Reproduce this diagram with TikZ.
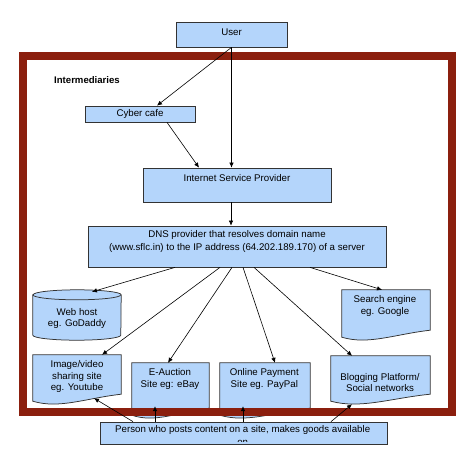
\documentclass[tikz,border=0pt]{standalone}
\usepackage{fontspec}
\setmainfont{Liberation Sans}
\usetikzlibrary{arrows.meta,backgrounds,calc}
\definecolor{boxblue}{HTML}{B4D5FB}
\definecolor{framered}{HTML}{8B1F0E}
\definecolor{edgegray}{HTML}{333333}
\newcommand\docshape[1]{%
  \filldraw[doc] (#1.north west) -- (#1.north east) -- ([yshift=10pt]#1.south east)
    .. controls ($(#1.south west)!0.6!(#1.south east)+(0,6)$) and ($(#1.south west)!0.3!(#1.south east)+(0,-5)$) .. ([yshift=3pt]#1.south west) -- cycle;}
\begin{document}
\begin{tikzpicture}[x=1pt,y=1pt,
  box/.style={draw=edgegray, line width=0.75pt, fill=boxblue, inner sep=0pt},
  hold/.style={inner sep=0pt},
  txt/.style={font=\fontsize{9.7}{11.7}\selectfont, align=center, inner sep=0pt},
  doc/.style={draw=edgegray, line width=0.75pt, fill=boxblue},
  arr/.style={-{Latex[length=5pt,width=4.5pt]}, line width=0.6pt, black}]
\useasboundingbox (0,0) rectangle (473,-460);

% boxes
\node[box, minimum width=111pt, minimum height=25pt] (user) at (231.5,-34.5) {};
\node[txt] (usertxt) at (231.5,-32) {User};
\node[box, minimum width=110pt, minimum height=16pt] (cyber) at (140,-114) {};
\node[txt] (cybertxt) at (140,-114) {Cyber cafe};
\node[box, minimum width=188pt, minimum height=34pt] (isp) at (237,-185) {};
\node[txt] (isptxt) at (237,-178) {Internet Service Provider};
\node[box, minimum width=298pt, minimum height=41pt] (dns) at (237,-246.5) {};
\node[txt, font=\fontsize{9.7}{12.7}\selectfont] (dnstxt) at (237,-241.3) {DNS provider that resolves domain name\\(www.sflc.in) to the IP address (64.202.189.170) of a server};

\node[hold, minimum width=88pt, minimum height=50pt] (webhost) at (77,-315) {};
\node[hold, minimum width=88pt, minimum height=50pt] (search) at (386,-315) {};
\node[hold, minimum width=88pt, minimum height=49pt] (image) at (77,-379.5) {};
\node[hold, minimum width=77pt, minimum height=55pt] (eauction) at (170.5,-390.5) {};
\node[hold, minimum width=90pt, minimum height=55pt] (payment) at (265,-390.5) {};
\node[hold, minimum width=99pt, minimum height=48pt] (blog) at (380.5,-380) {};

\begin{scope}[on background layer]
  \docshape{search}
  \docshape{image}
  \docshape{eauction}
  \docshape{payment}
  \docshape{blog}
  \filldraw[doc] ([yshift=-5pt]webhost.north west) -- ([yshift=5pt]webhost.south west)
    arc[start angle=180, end angle=360, x radius=44, y radius=5]
    -- ([yshift=-5pt]webhost.north east)
    arc[start angle=0, end angle=180, x radius=44, y radius=5] -- cycle;
  \draw[doc, fill=none] ([yshift=-5pt]webhost.north west)
    arc[start angle=180, end angle=360, x radius=44, y radius=5];
\end{scope}

\node[txt] (webhosttxt) at (77,-318.5) {Web host\\eg. GoDaddy};
\node[txt] (searchtxt) at (385,-306) {Search engine\\eg. Google};
\node[txt] (imagetxt) at (77,-376.5) {Image/video\\sharing site\\eg. Youtube};
\node[txt] (eauctiontxt) at (170,-379.2) {E-Auction\\Site eg: eBay};
\node[txt] (paymenttxt) at (264.3,-379.2) {Online Payment\\Site eg. PayPal};
\node[txt] (blogtxt) at (380,-382.5) {Blogging Platform/\\Social networks};
\node[txt, font=\bfseries\fontsize{9.6}{11.7}\selectfont] (intermed) at (87,-80) {Intermediaries};

% frame
\draw[framered, line width=8pt] (23,-56) rectangle (452,-412);

% person box
\node[box, minimum width=287pt, minimum height=22pt] (person) at (243.5,-433) {};
\begin{scope}
  \clip ([yshift=2.5pt]person.south west) rectangle (person.north east);
  \node[txt, font=\fontsize{9.7}{12.5}\selectfont, anchor=north] (persontxt) at (242.7,-425.5) {Person who posts content on a site, makes goods available\\on};
\end{scope}

% connectors
\draw[arr] (user.south) -- ([xshift=17pt]cyber.north);
\draw[arr] ([xshift=27pt]cyber.south) -- ([xshift=-38pt]isp.north);
\draw[arr] (user.south) -- (user.south |- isp.north);
\draw[arr] ([xshift=-6pt]isp.south) -- ([xshift=-6pt]dns.north);

\draw[arr] ([xshift=-62pt]dns.south) -- ([xshift=15pt,yshift=-2pt]webhost.north);
\draw[arr] ([xshift=-17pt]dns.south) -- ([xshift=25pt]image.north);
\draw[arr] ([xshift=-5pt]dns.south) -- ([xshift=-2.5pt]eauction.north);
\draw[arr] ([xshift=6pt]dns.south) -- ([xshift=10pt]payment.north);
\draw[arr] ([xshift=17pt]dns.south) -- ([xshift=-28.5pt]blog.north);
\draw[arr] ([xshift=73pt]dns.south) -- ([xshift=-4pt]search.north);

\draw[arr] ([xshift=-110.5pt]person.north) -- ([xshift=17pt,yshift=6pt]image.south);
\draw[arr] ([xshift=-88.5pt]person.north) -- ([xshift=-15.5pt,yshift=12pt]eauction.south);
\draw[arr] ([xshift=-0.5pt]person.north) -- ([xshift=-22pt,yshift=12pt]payment.south);
\draw[arr] ([xshift=87.5pt]person.north) -- ([xshift=-28.5pt]blog.south);
\end{tikzpicture}
\end{document}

◆ ◆ ◆ ◆ ◆ ◆ ◆

◆ DIRECTIONS FOR THIS TASK: Copy the data character for character, but drop all pictures from the copy.

◆ COMPLETE ANSWER:
Reproduce this diagram with TikZ.
\documentclass[tikz,border=0pt]{standalone}
\usepackage{fontspec}
\setmainfont{Liberation Sans}
\usetikzlibrary{arrows.meta,backgrounds,calc}
\definecolor{boxblue}{HTML}{B4D5FB}
\definecolor{framered}{HTML}{8B1F0E}
\definecolor{edgegray}{HTML}{333333}
\newcommand\docshape[1]{%
  \filldraw[doc] (#1.north west) -- (#1.north east) -- ([yshift=10pt]#1.south east)
    .. controls ($(#1.south west)!0.6!(#1.south east)+(0,6)$) and ($(#1.south west)!0.3!(#1.south east)+(0,-5)$) .. ([yshift=3pt]#1.south west) -- cycle;}
\begin{document}
\begin{tikzpicture}[x=1pt,y=1pt,
  box/.style={draw=edgegray, line width=0.75pt, fill=boxblue, inner sep=0pt},
  hold/.style={inner sep=0pt},
  txt/.style={font=\fontsize{9.7}{11.7}\selectfont, align=center, inner sep=0pt},
  doc/.style={draw=edgegray, line width=0.75pt, fill=boxblue},
  arr/.style={-{Latex[length=5pt,width=4.5pt]}, line width=0.6pt, black}]
\useasboundingbox (0,0) rectangle (473,-460);

% boxes
\node[box, minimum width=111pt, minimum height=25pt] (user) at (231.5,-34.5) {};
\node[txt] (usertxt) at (231.5,-32) {User};
\node[box, minimum width=110pt, minimum height=16pt] (cyber) at (140,-114) {};
\node[txt] (cybertxt) at (140,-114) {Cyber cafe};
\node[box, minimum width=188pt, minimum height=34pt] (isp) at (237,-185) {};
\node[txt] (isptxt) at (237,-178) {Internet Service Provider};
\node[box, minimum width=298pt, minimum height=41pt] (dns) at (237,-246.5) {};
\node[txt, font=\fontsize{9.7}{12.7}\selectfont] (dnstxt) at (237,-241.3) {DNS provider that resolves domain name\\(www.sflc.in) to the IP address (64.202.189.170) of a server};

\node[hold, minimum width=88pt, minimum height=50pt] (webhost) at (77,-315) {};
\node[hold, minimum width=88pt, minimum height=50pt] (search) at (386,-315) {};
\node[hold, minimum width=88pt, minimum height=49pt] (image) at (77,-379.5) {};
\node[hold, minimum width=77pt, minimum height=55pt] (eauction) at (170.5,-390.5) {};
\node[hold, minimum width=90pt, minimum height=55pt] (payment) at (265,-390.5) {};
\node[hold, minimum width=99pt, minimum height=48pt] (blog) at (380.5,-380) {};

\begin{scope}[on background layer]
  \docshape{search}
  \docshape{image}
  \docshape{eauction}
  \docshape{payment}
  \docshape{blog}
  \filldraw[doc] ([yshift=-5pt]webhost.north west) -- ([yshift=5pt]webhost.south west)
    arc[start angle=180, end angle=360, x radius=44, y radius=5]
    -- ([yshift=-5pt]webhost.north east)
    arc[start angle=0, end angle=180, x radius=44, y radius=5] -- cycle;
  \draw[doc, fill=none] ([yshift=-5pt]webhost.north west)
    arc[start angle=180, end angle=360, x radius=44, y radius=5];
\end{scope}

\node[txt] (webhosttxt) at (77,-318.5) {Web host\\eg. GoDaddy};
\node[txt] (searchtxt) at (385,-306) {Search engine\\eg. Google};
\node[txt] (imagetxt) at (77,-376.5) {Image/video\\sharing site\\eg. Youtube};
\node[txt] (eauctiontxt) at (170,-379.2) {E-Auction\\Site eg: eBay};
\node[txt] (paymenttxt) at (264.3,-379.2) {Online Payment\\Site eg. PayPal};
\node[txt] (blogtxt) at (380,-382.5) {Blogging Platform/\\Social networks};
\node[txt, font=\bfseries\fontsize{9.6}{11.7}\selectfont] (intermed) at (87,-80) {Intermediaries};

% frame
\draw[framered, line width=8pt] (23,-56) rectangle (452,-412);

% person box
\node[box, minimum width=287pt, minimum height=22pt] (person) at (243.5,-433) {};
\begin{scope}
  \clip ([yshift=2.5pt]person.south west) rectangle (person.north east);
  \node[txt, font=\fontsize{9.7}{12.5}\selectfont, anchor=north] (persontxt) at (242.7,-425.5) {Person who posts content on a site, makes goods available\\on};
\end{scope}

% connectors
\draw[arr] (user.south) -- ([xshift=17pt]cyber.north);
\draw[arr] ([xshift=27pt]cyber.south) -- ([xshift=-38pt]isp.north);
\draw[arr] (user.south) -- (user.south |- isp.north);
\draw[arr] ([xshift=-6pt]isp.south) -- ([xshift=-6pt]dns.north);

\draw[arr] ([xshift=-62pt]dns.south) -- ([xshift=15pt,yshift=-2pt]webhost.north);
\draw[arr] ([xshift=-17pt]dns.south) -- ([xshift=25pt]image.north);
\draw[arr] ([xshift=-5pt]dns.south) -- ([xshift=-2.5pt]eauction.north);
\draw[arr] ([xshift=6pt]dns.south) -- ([xshift=10pt]payment.north);
\draw[arr] ([xshift=17pt]dns.south) -- ([xshift=-28.5pt]blog.north);
\draw[arr] ([xshift=73pt]dns.south) -- ([xshift=-4pt]search.north);

\draw[arr] ([xshift=-110.5pt]person.north) -- ([xshift=17pt,yshift=6pt]image.south);
\draw[arr] ([xshift=-88.5pt]person.north) -- ([xshift=-15.5pt,yshift=12pt]eauction.south);
\draw[arr] ([xshift=-0.5pt]person.north) -- ([xshift=-22pt,yshift=12pt]payment.south);
\draw[arr] ([xshift=87.5pt]person.north) -- ([xshift=-28.5pt]blog.south);
\end{tikzpicture}
\end{document}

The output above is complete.